A report by consumer financial education website Boring Money suggested a huge range in the amounts brands are spending on customer acquisition.

Boring Money interviewed more than 20 providers to produce an overview of how much is spent attracting new customers and coverting them to the company's investment service.

It found were banks typically spend less than £100 to convert existing customers into investors who use the banks's advice services.

However, robo-advisers typically spend between £200 to £500.

Investment platforms spend less on average, it found, although depending on how many parts of the business the company is trying to attract a potential investor to it can cost up to £350 per person.

Holly Mackay, chief executive officer at Boring Money, said: "We see a huge disparity in spend.

"At one end of the spectrum, the banks have relatively low costs when it comes to converting existing customers to their investment propositions.

"Newer robo-advisers have to spend more and in some cases the spend goes above £400. This is clearly unsustainable with revenues of less than 1 per cent  and average account sizes of £20,000 across the board.

"Some life companies are spending crazy numbers, justified by consolidation potential which as yet has not materialised and account sizes remain low.’’

Aj Somal, chartered financial planner at Birmingham-based Aurora Financial Planning, agreed the acquisition costs were too high.

“With regards to robo-adviser spend on new client acquisitions, a cost of £400 plus is clearly unstainable based on case size and fees.

"There will be robo-advisers that fail to get critical mass to make a profit, and there will be inevitable consolidation in the robo-advice sector over time.  

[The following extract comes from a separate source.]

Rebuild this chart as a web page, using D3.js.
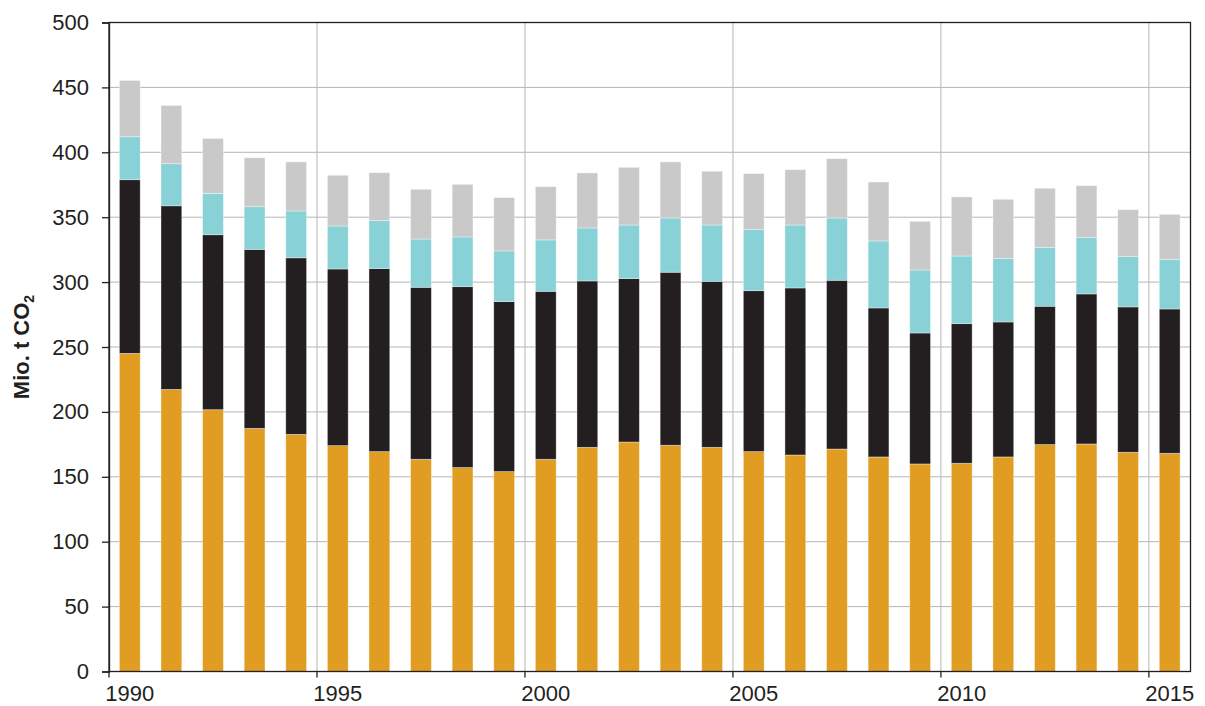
<!DOCTYPE html>
<html>
<head>
<meta charset="utf-8">
<script src="https://cdn.jsdelivr.net/npm/d3@7"></script>
<style>
  html, body { margin: 0; padding: 0; background: #fff; }
  svg { display: block; font-family: "Liberation Sans", Arial, Helvetica, sans-serif; }
</style>
</head>
<body>
<svg id="chart" width="1205" height="706"></svg>
<script>
// Data (Mio. t CO2), stacked bottom to top
const years = [1990,1991,1992,1993,1994,1995,1996,1997,1998,1999,2000,2001,2002,2003,2004,2005,2006,2007,2008,2009,2010,2011,2012,2013,2014,2015];
const seriesKeys = ["orange", "black", "cyan", "gray"];
const seriesOrange = [245.1,217.3,201.7,187.3,182.7,174.0,169.4,163.5,157.1,154.0,163.5,172.7,176.8,174.3,172.7,169.4,166.8,171.4,165.3,159.9,160.4,165.3,174.8,175.3,168.9,168.1];
const seriesBlack  = [133.8,141.5,134.8,137.9,136.0,136.1,141.0,132.5,139.4,131.0,129.4,128.2,125.9,133.3,127.9,124.0,128.7,130.0,114.8,100.9,107.6,104.0,106.6,115.6,112.0,111.2];
const seriesCyan   = [33.1,32.4,31.8,32.9,36.1,33.1,37.0,37.2,38.3,39.0,39.6,40.8,41.3,41.8,43.4,47.0,48.5,48.0,51.6,48.5,52.1,48.8,45.2,43.4,38.7,38.0];
const seriesGray   = [43.4,44.9,42.4,37.7,37.8,39.1,36.9,38.3,40.5,41.1,41.0,42.4,44.4,43.2,41.4,43.2,42.6,45.7,45.4,37.5,45.5,45.7,45.7,40.0,36.2,34.9];
const yTicks = [0,50,100,150,200,250,300,350,400,450,500];
const xTickYears = [1990,1995,2000,2005,2010,2015];

(function () {
const colors = { orange: "#e09d22", black: "#231f20", cyan: "#88d1d6", gray: "#c8c9c8" };

const table = years.map((yr, i) => ({
  year: yr, orange: seriesOrange[i], black: seriesBlack[i], cyan: seriesCyan[i], gray: seriesGray[i]
}));

const svg = d3.select("#chart");
const mLeft = 109, mRight = 1190.5, mTop = 22.5, mBottom = 671.5;

const x = d3.scaleBand().domain(years).range([mLeft, mRight]).paddingInner(0.5).paddingOuter(0.25);
const y = d3.scaleLinear().domain([0, 500]).range([mBottom, mTop]);
const cellLeft = yr => x(yr) - x.bandwidth() / 2;

const axisColor = "#231f20";
const gridColor = "#b5b5b5";

// horizontal grid
svg.append("g").selectAll("line").data(yTicks.filter(t => t > 0 && t < 500)).join("line")
  .attr("x1", mLeft).attr("x2", mRight)
  .attr("y1", d => y(d)).attr("y2", d => y(d))
  .attr("stroke", gridColor).attr("stroke-width", 1);

// vertical grid
svg.append("g").selectAll("line").data(xTickYears.filter(d => d !== 1990)).join("line")
  .attr("x1", d => cellLeft(d)).attr("x2", d => cellLeft(d))
  .attr("y1", mTop).attr("y2", mBottom)
  .attr("stroke", gridColor).attr("stroke-width", 1);

// stacked bars
const stack = d3.stack().keys(seriesKeys)(table);
svg.append("g").selectAll("g").data(stack).join("g")
  .attr("fill", d => colors[d.key])
  .selectAll("rect").data(d => d).join("rect")
  .attr("x", d => x(d.data.year))
  .attr("width", x.bandwidth())
  .attr("y", d => y(d[1]))
  .attr("height", d => y(d[0]) - y(d[1]))
  .attr("stroke", "rgba(255,255,255,0.45)")
  .attr("stroke-width", 0.8);

// frame
svg.append("rect").attr("x", mLeft).attr("y", mTop)
  .attr("width", mRight - mLeft).attr("height", mBottom - mTop)
  .attr("fill", "none").attr("stroke", axisColor).attr("stroke-width", 1.3);

// y axis
const yAxis = d3.axisLeft(y).tickValues(yTicks).tickSize(7).tickPadding(13).tickFormat(d3.format("d"));
const gy = svg.append("g").attr("transform", `translate(${mLeft},0)`).call(yAxis);
gy.select(".domain").attr("stroke", axisColor).attr("stroke-width", 1.3);
gy.selectAll(".tick line").attr("stroke", axisColor).attr("stroke-width", 1.3);
gy.selectAll(".tick text").attr("fill", axisColor).style("font-size", "22px")
  .style("font-family", "'Liberation Sans', Arial, sans-serif");

// x axis: ticks at cell edges, labels centered on bars
const gx = svg.append("g");
gx.selectAll("line").data(xTickYears).join("line")
  .attr("x1", d => cellLeft(d)).attr("x2", d => cellLeft(d))
  .attr("y1", mBottom).attr("y2", mBottom + 6)
  .attr("stroke", axisColor).attr("stroke-width", 1.3);
gx.selectAll("text").data(xTickYears).join("text")
  .attr("x", d => x(d) + x.bandwidth() / 2)
  .attr("y", 701)
  .attr("text-anchor", "middle")
  .attr("fill", axisColor)
  .style("font-size", "22px")
  .text(d => d);

// y label
const yl = svg.append("text")
  .attr("transform", `translate(29, ${(mTop + mBottom) / 2}) rotate(-90)`)
  .attr("text-anchor", "middle")
  .attr("fill", axisColor)
  .style("font-size", "22px")
  .style("font-weight", "bold");
yl.append("tspan").text("Mio. t CO");
yl.append("tspan").attr("dy", 5).style("font-size", "14px").text("2");
})();
</script>
</body>
</html>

“Robo-advisers have to spend more, as they do not have a brand name, and hence need to build trust with the end consumer, whereas compared to the banks, they have long standing relationships with clients.”

The data was published by Boring Money, which is an independent business set up to help people make smart investment decisions.

It found that the battle for the non-advised customer is gearing up as robo-advisers launch and the banks give online investing greater prominence.

Barclays’, for example, has recently added online investing to its main online banking landing page.

The report also analyses which brands customers would most like to invest with.

Despite having no investment advice propositions in the market place today, retailers polled well with consumers as potential providers, as did the banks and building societies.

Ms Mackay added: "The current investment platforms have spent the vast majority of budgets on digital and conversions, and very little on brand.

"It's going to be hard for them to compete in the tougher battle to convert savers into investors.’’

Robo-advice is on the rise. LV said it plans more innovation as it looks to grow its business following the success of its robo-advice and automated underwriting systems.